The "AI Makes PMM Obsolete" Myth

The most dangerous myth is the one that sounds most forward-thinking: "AI will automate PMM work. The role is evolving from execution to strategy. Manual PMM deliverables are becoming obsolete."

The first two sentences are correct. The third sentence is catastrophically wrong.

I watched this play out with Rebecca, a senior PMM who fully bought into the "AI will automate everything" narrative. She started delegating all execution work to AI tools. Personas? ChatGPT. Battlecards? Claude. Launch briefs? Jasper.

She was going to focus purely on strategy.

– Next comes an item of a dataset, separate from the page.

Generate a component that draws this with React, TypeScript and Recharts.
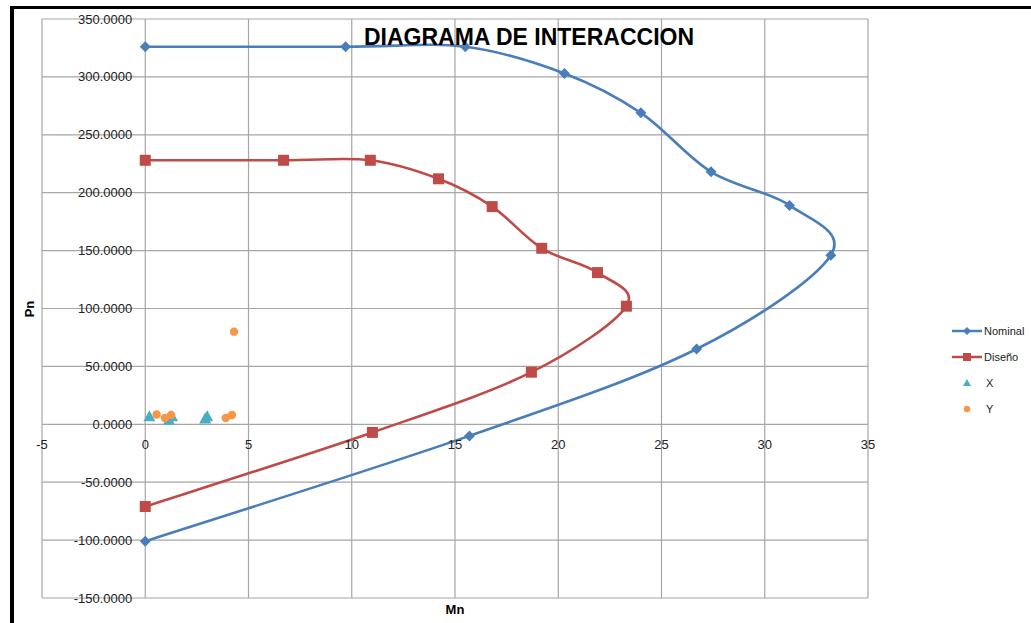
import React from "react";
import { CartesianGrid, ComposedChart, Line, Scatter, XAxis, YAxis } from "recharts";

// curve values (Mn, Pn)
const nominalMn = [0, 9.7, 15.5, 20.3, 24.0, 27.4, 31.2, 33.2, 26.7, 15.7, 0];
const nominalPn = [326, 326, 326, 303, 269, 218, 189, 146, 65, -10, -101];
const disenoMn = [0, 6.7, 10.9, 14.2, 16.8, 19.2, 21.9, 23.3, 18.7, 11.0, 0];
const disenoPn = [228, 228, 228, 212, 188, 152, 131, 102, 45, -7, -71];
const xMn = [0.2, 1.15, 1.3, 2.9, 3.0];
const xPn = [7, 4, 7, 5, 7];
const yMn = [0.55, 0.95, 1.25, 3.9, 4.2, 4.3];
const yPn = [8.5, 5.5, 8, 5.5, 8, 80];

const xTicks = [-5, 0, 5, 10, 15, 20, 25, 30, 35];
const yTicks = [-150, -100, -50, 0, 50, 100, 150, 200, 250, 300, 350];

const zip = (xs: number[], ys: number[]) => xs.map((x, i) => ({ x, y: ys[i] }));
const nominal = zip(nominalMn, nominalPn);
const diseno = zip(disenoMn, disenoPn);
const serieX = zip(xMn, xPn);
const serieY = zip(yMn, yPn);

const BLUE = "#4a7ebb";
const RED = "#be4b48";
const TEAL = "#4bacc6";
const ORANGE = "#f79646";
const GRID = "#a6a6a6";
const FONT = "'Liberation Sans', Arial, sans-serif";

const W = 1031;
const H = 623;
const YW = 42; // y axis strip
const XH = 25; // x axis strip
const M = { top: 19, left: 0, right: 163, bottom: 0 };
const plotW = W - M.left - M.right - YW;
const plotH = H - M.top - M.bottom - XH;
const plotLeft = M.left + YW;
// where the axes cross (0,0), used to put tick labels next to them like Excel does
const zeroX = plotLeft + ((0 - xTicks[0]) / (xTicks[xTicks.length - 1] - xTicks[0])) * plotW;
const zeroY = M.top + ((yTicks[yTicks.length - 1] - 0) / (yTicks[yTicks.length - 1] - yTicks[0])) * plotH;

// Excel style smoothed line (catmull-rom through the points)
const excelSmooth = (ctx: any) => {
  let pts: number[][] = [];
  return {
    areaStart() {},
    areaEnd() {},
    lineStart() {
      pts = [];
    },
    point(x: number, y: number) {
      pts.push([+x, +y]);
    },
    lineEnd() {
      if (!pts.length) return;
      ctx.moveTo(pts[0][0], pts[0][1]);
      for (let i = 0; i < pts.length - 1; i++) {
        const p0 = pts[Math.max(i - 1, 0)];
        const p1 = pts[i];
        const p2 = pts[i + 1];
        const p3 = pts[Math.min(i + 2, pts.length - 1)];
        ctx.bezierCurveTo(
          p1[0] + (p2[0] - p0[0]) / 6,
          p1[1] + (p2[1] - p0[1]) / 6,
          p2[0] - (p3[0] - p1[0]) / 6,
          p2[1] - (p3[1] - p1[1]) / 6,
          p2[0],
          p2[1]
        );
      }
    },
  };
};

const Diamond = (p: any) => {
  const { cx, cy, index } = p;
  if (cx == null || cy == null) return <g key={index} />;
  return <path key={index} d={`M${cx},${cy - 5.5}L${cx + 5.5},${cy}L${cx},${cy + 5.5}L${cx - 5.5},${cy}Z`} fill={BLUE} />;
};

const Square = (p: any) => {
  const { cx, cy, index } = p;
  if (cx == null || cy == null) return <g key={index} />;
  return <rect key={index} x={cx - 5.5} y={cy - 5.5} width={11} height={11} fill={RED} />;
};

const Triangle = (p: any) => (
  <path d={`M${p.cx},${p.cy - 6}L${p.cx + 6},${p.cy + 5}L${p.cx - 6},${p.cy + 5}Z`} fill={TEAL} />
);

const Circle = (p: any) => <circle cx={p.cx} cy={p.cy} r={4.2} fill={ORANGE} />;

const YTick = (p: any) => (
  <text x={zeroX - 13} y={p.y} textAnchor="end" dominantBaseline="central" fontSize={13} fontFamily={FONT} fill="#222">
    {Number(p.payload.value).toFixed(4)}
  </text>
);

const XTick = (p: any) => (
  <text x={p.x} y={zeroY + 20} textAnchor="middle" dominantBaseline="central" fontSize={13} fontFamily={FONT} fill="#222">
    {p.payload.value}
  </text>
);

const legendItems = [
  { name: "Nominal", kind: "line", color: BLUE, marker: "diamond" },
  { name: "Diseño", kind: "line", color: RED, marker: "square" },
  { name: "X", kind: "point", color: TEAL, marker: "triangle" },
  { name: "Y", kind: "point", color: ORANGE, marker: "circle" },
];

function LegendBox() {
  return (
    <svg width={90} height={110} style={{ position: "absolute", left: 945, top: 318 }}>
      {legendItems.map((it, i) => {
        const cy = 13 + i * 26;
        const cx = 22;
        return (
          <g key={it.name}>
            {it.kind === "line" && <line x1={7} x2={37} y1={cy} y2={cy} stroke={it.color} strokeWidth={2.5} />}
            {it.marker === "diamond" && <path d={`M${cx},${cy - 4}L${cx + 4},${cy}L${cx},${cy + 4}L${cx - 4},${cy}Z`} fill={it.color} />}
            {it.marker === "square" && <rect x={cx - 4} y={cy - 4} width={8} height={8} fill={it.color} />}
            {it.marker === "triangle" && <path d={`M${cx},${cy - 4}L${cx + 4},${cy + 3}L${cx - 4},${cy + 3}Z`} fill={it.color} />}
            {it.marker === "circle" && <circle cx={cx} cy={cy} r={3.2} fill={it.color} />}
            <text x={it.kind === "line" ? 39 : 41} y={cy} dominantBaseline="central" fontSize={11} fontFamily={FONT} fill="#222">
              {it.name}
            </text>
          </g>
        );
      })}
    </svg>
  );
}

export default function App() {
  return (
    <div style={{ position: "absolute", left: 0, top: 0, width: W, height: H, background: "#fff", overflow: "hidden" }}>
      <div
        style={{
          position: "absolute",
          left: 10,
          top: 6,
          width: W,
          height: H,
          borderLeft: "4px solid #000",
          borderTop: "3px solid #000",
        }}
      />
      <ComposedChart width={W} height={H} margin={M} style={{ position: "absolute", left: 0, top: 0 }}>
        <CartesianGrid stroke={GRID} strokeWidth={1.2} horizontalValues={yTicks} verticalValues={xTicks} />
        <XAxis
          type="number"
          dataKey="x"
          domain={[-5, 35]}
          ticks={xTicks}
          interval={0}
          height={XH}
          axisLine={false}
          tickLine={false}
          tick={XTick}
        />
        <YAxis
          type="number"
          dataKey="y"
          domain={[-150, 350]}
          ticks={yTicks}
          interval={0}
          width={YW}
          axisLine={false}
          tickLine={false}
          tick={YTick}
        />
        <Line
          data={nominal}
          dataKey="y"
          type={excelSmooth as any}
          stroke={BLUE}
          strokeWidth={2.6}
          dot={Diamond}
          activeDot={false}
          isAnimationActive={false}
        />
        <Line
          data={diseno}
          dataKey="y"
          type={excelSmooth as any}
          stroke={RED}
          strokeWidth={2.6}
          dot={Square}
          activeDot={false}
          isAnimationActive={false}
        />
        <Scatter data={serieX} dataKey="y" shape={Triangle} isAnimationActive={false} />
        <Scatter data={serieY} dataKey="y" shape={Circle} isAnimationActive={false} />
      </ComposedChart>
      <div
        style={{
          position: "absolute",
          left: 279,
          top: 25,
          width: 500,
          textAlign: "center",
          fontFamily: FONT,
          fontWeight: "bold",
          fontSize: 23,
          lineHeight: "25px",
          color: "#000",
        }}
      >
        DIAGRAMA DE INTERACCION
      </div>
      <div
        style={{
          position: "absolute",
          left: 15,
          top: 301,
          width: 30,
          textAlign: "center",
          transform: "rotate(-90deg)",
          fontFamily: FONT,
          fontWeight: "bold",
          fontSize: 13,
          lineHeight: "16px",
        }}
      >
        Pn
      </div>
      <div
        style={{
          position: "absolute",
          left: 435,
          top: 602,
          width: 40,
          textAlign: "center",
          fontFamily: FONT,
          fontWeight: "bold",
          fontSize: 13,
          lineHeight: "16px",
        }}
      >
        Mn
      </div>
      <LegendBox />
    </div>
  );
}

Three months later, her stakeholders were frustrated. The AI-generated personas were generic and unusable. The battlecards read like Wikipedia summaries. The launch briefs sounded like they were written by someone who'd never talked to a customer.

Sales came back asking for the "real" materials. Product questioned whether PMM was adding value. Marketing ignored her messaging because it didn't match the brand voice.

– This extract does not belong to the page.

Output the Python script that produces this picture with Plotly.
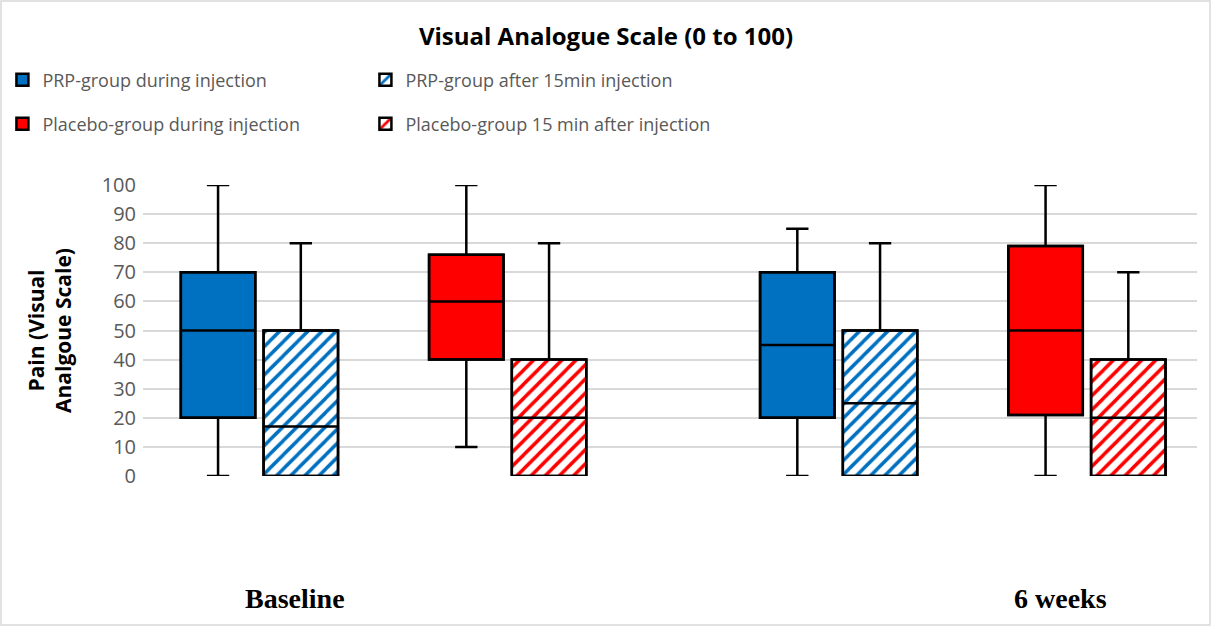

Rebecca had confused "AI can help with execution" with "AI eliminates the need for PMM execution." Those are completely different statements.

The mistake was thinking manual execution was obsolete. Manual execution is exactly what's obsolete. But execution still matters—it just needs to happen 10x faster.

What actually works: Use AI to accelerate execution so you spend more time on strategy, not less time on execution.

The PMM who threaded this needle told me: "AI handles my first drafts. I spend 80% less time on initial creation and 80% more time on refinement, strategy, and stakeholder alignment. I'm shipping more deliverables and doing more strategic work. Both."

AI doesn't make deliverables obsolete. It makes manual, slow creation processes obsolete.

A founding PMM using AI acceleration told me: "I can generate positioning, personas, battlecards, and launch messaging in a fraction of the time manual processes required. That doesn't mean I'm doing less work—it means I'm doing higher-quality work because I can iterate 10x faster."

Manual PMM execution is dead. Strategic PMM work backed by automated execution is the future.

The shift isn't from deliverables to pure strategy. It's from manual processes eating all your time to automated acceleration freeing you to focus on judgment, differentiation, and business impact.

What All These Myths Get Wrong

Every "stop doing X" trend in product marketing makes the same error: correctly identifying that slow, manual, documentation-heavy approaches don't work, then incorrectly concluding that the solution is elimination instead of automation.

Personas created in 3-week research projects and stored in PowerPoint are useless. Personas generated in 5 minutes based on real buyer data are essential.

Launch kits that take 2 weeks to write and nobody reads are theater. Launch briefs created in 30 minutes that actually get used are critical.

Monthly batch-and-blast newsletters are spam. Segmented customer communication is valuable.

Quarterly battlecard update projects are outdated by the time you finish. Real-time competitive intelligence wins deals.

Manual PMM execution that takes all your time is obsolete. AI-accelerated execution that frees you for strategy is the future.

The pattern: The manual, inefficient process is dying. The deliverable still matters.

The PMMs who figure this out are using consolidated platforms that handle persona generation, competitive intelligence, messaging frameworks, and launch planning in one place instead of jumping between ChatGPT, Google Docs, Notion, and scattered Slack threads.

The PMMs who don't figure it out are stuck in a false choice: spend all your time on manual processes, or eliminate deliverables entirely and watch stakeholders question your value.

There's a third option: automate the execution so you can focus on the strategy, judgment, and differentiation that actually require human expertise.

The "experts" saying PMMs should stop building personas, launch kits, newsletters, battlecards, and deliverables are solving for 2015's problem—too much documentation, too little impact.

The actual 2025 problem is different: you need to ship all those deliverables 10x faster so you have time to do the strategic work that makes them actually matter.

Automation isn't about doing less PMM work. It's about doing better PMM work in a fraction of the time.

The consultants missed that nuance. Don't make the same mistake.